Skip the pictures, please, and write out exactly the lines from the opening of the data through the line containing "const twoThetaStep = 0.1;".

* **Provided data**:
(begin)

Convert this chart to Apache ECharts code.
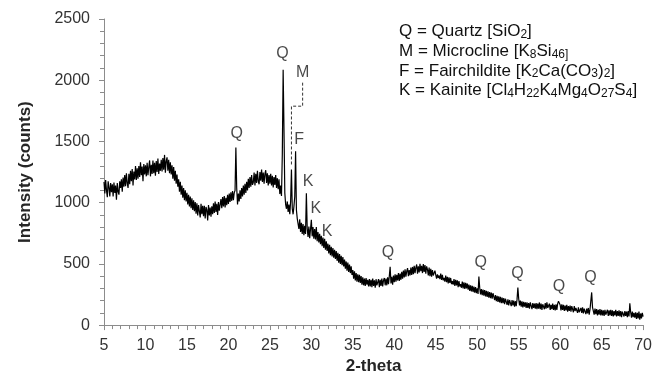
<!DOCTYPE html>
<html>
<head>
<meta charset="utf-8">
<script src="https://cdn.jsdelivr.net/npm/echarts@6/dist/echarts.min.js"></script>
<style>
  html, body { margin: 0; padding: 0; background: #fff; }
  #chart { width: 655px; height: 380px; }
</style>
</head>
<body>
<div id="chart"></div>
<script>
// Diffraction scan: intensity sampled every 0.1 degree 2-theta, starting at 5.
const twoThetaStart = 5;
const twoThetaStep = 0.1;

// One row per degree (x.0 ... x.9), final value at 70.0
const intensityRows = [
  [1170, 1075, 1185, 1100, 1045, 1175, 1125, 1050, 1160, 1085], // 5
  [1150, 1050, 1165, 1080, 1140, 1025, 1160, 1090, 1065, 1175], // 6
  [1120, 1190, 1090, 1205, 1130, 1225, 1135, 1240, 1160, 1120], // 7
  [1235, 1150, 1260, 1175, 1275, 1140, 1255, 1190, 1300, 1185], // 8
  [1280, 1195, 1300, 1210, 1330, 1225, 1295, 1175, 1315, 1230], // 9
  [1305, 1215, 1325, 1225, 1290, 1345, 1215, 1310, 1235, 1345], // 10
  [1240, 1325, 1220, 1340, 1250, 1360, 1235, 1320, 1260, 1350], // 11
  [1255, 1365, 1270, 1390, 1245, 1340, 1370, 1260, 1350, 1240], // 12
  [1330, 1230, 1305, 1195, 1290, 1180, 1260, 1155, 1230, 1130], // 13
  [1190, 1090, 1170, 1065, 1140, 1040, 1120, 1020, 1100, 1010], // 14
  [1080, 985, 1065, 970, 1050, 955, 1035, 940, 1020, 930],      // 15
  [1005, 910, 995, 895, 980, 965, 880, 990, 905, 975],          // 16
  [890, 975, 870, 965, 940, 855, 980, 895, 960, 885],           // 17
  [970, 905, 995, 915, 1010, 925, 990, 900, 1005, 935],         // 18
  [945, 1030, 955, 1045, 970, 1055, 960, 1040, 980, 1065],      // 19
  [990, 1075, 1005, 1085, 1015, 1095, 1020, 1080, 1100, 1450],  // 20
  [1120, 985, 1075, 1010, 1100, 1030, 1120, 1050, 1140, 1065],  // 21
  [1155, 1080, 1170, 1100, 1195, 1120, 1210, 1130, 1225, 1145], // 22
  [1165, 1245, 1140, 1235, 1160, 1260, 1175, 1150, 1250, 1180], // 23
  [1270, 1170, 1245, 1155, 1235, 1265, 1160, 1240, 1140, 1225], // 24
  [1155, 1235, 1140, 1220, 1125, 1210, 1145, 1225, 1120, 1200], // 25
  [1110, 1190, 1070, 1140, 1055, 1400, 2085, 1600, 1080, 985],  // 26
  [950, 1010, 925, 985, 905, 1010, 1270, 950, 905, 970],        // 27
  [1050, 1420, 940, 870, 860, 785, 865, 760, 835, 745],         // 28
  [825, 735, 810, 745, 1076, 790, 720, 805, 710, 785],          // 29
  [860, 725, 800, 705, 785, 700, 800, 685, 760, 675],           // 30
  [745, 660, 730, 645, 715, 630, 705, 615, 685, 605],           // 31
  [665, 585, 655, 570, 640, 560, 630, 550, 615, 540],           // 32
  [605, 525, 590, 510, 580, 500, 565, 490, 555, 480],           // 33
  [535, 460, 520, 445, 510, 435, 495, 425, 480, 410],           // 34
  [450, 380, 440, 365, 425, 355, 415, 350, 410, 345],           // 35
  [400, 330, 390, 325, 380, 320, 385, 330, 370, 315],           // 36
  [375, 315, 370, 310, 380, 320, 365, 305, 375, 325],           // 37
  [315, 375, 310, 370, 320, 380, 315, 365, 385, 325],           // 38
  [380, 325, 390, 335, 400, 477, 340, 395, 330, 405],           // 39
  [350, 415, 355, 410, 365, 425, 360, 420, 370, 435],           // 40
  [380, 445, 390, 455, 395, 440, 465, 400, 450, 405],           // 41
  [470, 410, 475, 415, 485, 425, 470, 495, 420, 480],           // 42
  [430, 500, 440, 485, 425, 498, 435, 490, 420, 480],           // 43
  [455, 405, 470, 400, 460, 395, 450, 405, 390, 445],           // 44
  [410, 380, 415, 385, 405, 375, 420, 370, 410, 365],           // 45
  [385, 355, 405, 350, 395, 340, 390, 345, 385, 335],           // 46
  [360, 330, 375, 320, 370, 325, 365, 310, 360, 315],           // 47
  [335, 305, 355, 300, 350, 295, 345, 300, 340, 290],           // 48
  [330, 280, 325, 275, 320, 270, 315, 265, 310, 260],           // 49
  [300, 255, 396, 305, 250, 295, 245, 290, 240, 285],           // 50
  [235, 280, 230, 275, 225, 270, 220, 265, 215, 260],           // 51
  [250, 205, 245, 195, 240, 190, 235, 185, 230, 180],           // 52
  [225, 180, 220, 170, 215, 205, 165, 210, 160, 205],           // 53
  [200, 155, 205, 160, 200, 150, 195, 155, 210, 307],           // 54
  [215, 160, 200, 150, 195, 145, 190, 150, 185, 140],           // 55
  [185, 140, 180, 135, 185, 175, 130, 180, 140, 175],           // 56
  [135, 180, 130, 175, 135, 185, 130, 175, 125, 170],           // 57
  [175, 130, 180, 135, 185, 140, 130, 175, 125, 165],           // 58
  [130, 175, 125, 165, 120, 170, 125, 175, 195, 180],           // 59
  [165, 120, 170, 125, 165, 115, 160, 120, 165, 110],           // 60
  [155, 115, 160, 110, 155, 150, 105, 155, 115, 140],           // 61
  [150, 100, 145, 105, 95, 140, 100, 145, 95, 135],             // 62
  [140, 90, 135, 95, 140, 85, 130, 135, 267, 145],              // 63
  [130, 85, 135, 90, 130, 80, 125, 85, 130, 80],                // 64
  [125, 80, 120, 75, 125, 85, 80, 125, 75, 120],                // 65
  [80, 125, 75, 120, 70, 115, 80, 125, 70, 115],                // 66
  [75, 120, 70, 115, 65, 110, 125, 70, 115, 75],                // 67
  [110, 65, 115, 70, 178, 105, 60, 110, 65, 100],               // 68
  [60, 105, 50, 100, 55, 110, 45, 95, 55, 100],                 // 69
  [70]                                                          // 70
];

// Phase labels placed in data space: [2-theta, intensity, label]
const peakLabels = [
  [20.99, 1561, 'Q'],
  [26.53, 2217, 'Q'],
  [28.95, 2061, 'M'],
  [28.53, 1515, 'F'],
  [29.61, 1171, 'K'],
  [30.54, 955, 'K'],
  [31.90, 766, 'K'],
  [39.25, 591, 'Q'],
  [50.42, 510, 'Q'],
  [54.84, 421, 'Q'],
  [59.86, 313, 'Q'],
  [63.64, 388, 'Q']
];

// Dashed leader from the M label down to its peak
const microclineLeader = [[28.95, 1980], [28.95, 1788], [27.6, 1788], [27.6, 1305]];

// Key lines (rich text tokens: n = normal, s = subscript)
const keyLines = [
  '{n|Q = Quartz [SiO}{s|2}{n|]}',
  '{n|M = Microcline [K}{s|8}{n|Si}{s|46]}',
  '{n|F = Fairchildite [K}{s|2}{n|Ca(CO}{s|3}{n|)}{s|2}{n|]}',
  '{n|K = Kainite [Cl}{s|4}{n|H}{s|22}{n|K}{s|4}{n|Mg}{s|4}{n|O}{s|27}{n|S}{s|4}{n|]}'
];

const xTicks = { min: 5, max: 70, interval: 5 };
const yTicks = { min: 0, max: 2500, interval: 500 };

const scan = [];
intensityRows.forEach((row, r) => {
  row.forEach((v, c) => {
    const t = +(twoThetaStart + (r * 10 + c) * twoThetaStep).toFixed(2);
    scan.push([t, v]);
  });
});

const FONT = '"Liberation Sans", Arial, sans-serif';
const axisGray = '#8c8c8c';

const chart = echarts.init(document.getElementById('chart'), null, { renderer: 'canvas' });
chart.setOption({
  animation: false,
  backgroundColor: '#fff',
  grid: { left: 104, right: 11, top: 19, bottom: 52, containLabel: false },
  xAxis: {
    type: 'value',
    min: xTicks.min, max: xTicks.max, interval: xTicks.interval,
    name: '2-theta',
    nameLocation: 'middle',
    nameGap: 28,
    nameTextStyle: { fontFamily: FONT, fontSize: 17, fontWeight: 'bold', color: '#262626' },
    axisLine: { lineStyle: { color: axisGray, width: 1 } },
    axisTick: { show: true, length: 5, lineStyle: { color: axisGray } },
    minorTick: { show: true, splitNumber: 5, length: 4, lineStyle: { color: axisGray } },
    splitLine: { show: false },
    axisLabel: { fontFamily: FONT, fontSize: 16, color: '#333', margin: 12 }
  },
  yAxis: {
    type: 'value',
    min: yTicks.min, max: yTicks.max, interval: yTicks.interval,
    name: 'Intensity (counts)',
    nameLocation: 'middle',
    nameGap: 70,
    nameTextStyle: { fontFamily: FONT, fontSize: 17, fontWeight: 'bold', color: '#262626' },
    axisLine: { show: true, lineStyle: { color: axisGray, width: 1 } },
    axisTick: { show: true, length: 5, lineStyle: { color: axisGray } },
    minorTick: { show: true, splitNumber: 5, length: 4, lineStyle: { color: axisGray } },
    splitLine: { show: false },
    axisLabel: { fontFamily: FONT, fontSize: 16, color: '#333', margin: 14, formatter: v => String(v) }
  },
  series: [
    {
      type: 'line',
      data: scan,
      showSymbol: false,
      sampling: false,
      lineStyle: { color: '#000', width: 1.2 },
      emphasis: { disabled: true },
      z: 3
    },
    {
      type: 'scatter',
      data: peakLabels,
      symbolSize: 1,
      itemStyle: { color: 'rgba(0,0,0,0)' },
      label: {
        show: true,
        position: 'inside',
        formatter: p => p.value[2],
        fontFamily: FONT,
        fontSize: 16,
        color: '#1a1a1a'
      },
      emphasis: { disabled: true },
      z: 4
    },
    {
      type: 'lines',
      coordinateSystem: 'cartesian2d',
      polyline: true,
      data: [{ coords: microclineLeader }],
      symbol: ['none', 'arrow'],
      symbolSize: 7,
      lineStyle: { color: '#333', width: 1, type: [3, 2], opacity: 1 },
      emphasis: { disabled: true },
      z: 4
    }
  ],
  graphic: keyLines.map((txt, i) => ({
    type: 'text',
    left: 399,
    top: 23 + i * 19.7,
    style: {
      text: txt,
      rich: {
        n: { fontFamily: FONT, fontSize: 17, lineHeight: 18, fill: '#111' },
        s: { fontFamily: FONT, fontSize: 12, lineHeight: 8, verticalAlign: 'bottom', fill: '#111' }
      }
    }
  }))
});
</script>
</body>
</html>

(end)

* **Worked solution**:
Convert this chart to Apache ECharts code.
<!DOCTYPE html>
<html>
<head>
<meta charset="utf-8">
<script src="https://cdn.jsdelivr.net/npm/echarts@6/dist/echarts.min.js"></script>
<style>
  html, body { margin: 0; padding: 0; background: #fff; }
  #chart { width: 655px; height: 380px; }
</style>
</head>
<body>
<div id="chart"></div>
<script>
// Diffraction scan: intensity sampled every 0.1 degree 2-theta, starting at 5.
const twoThetaStart = 5;
const twoThetaStep = 0.1;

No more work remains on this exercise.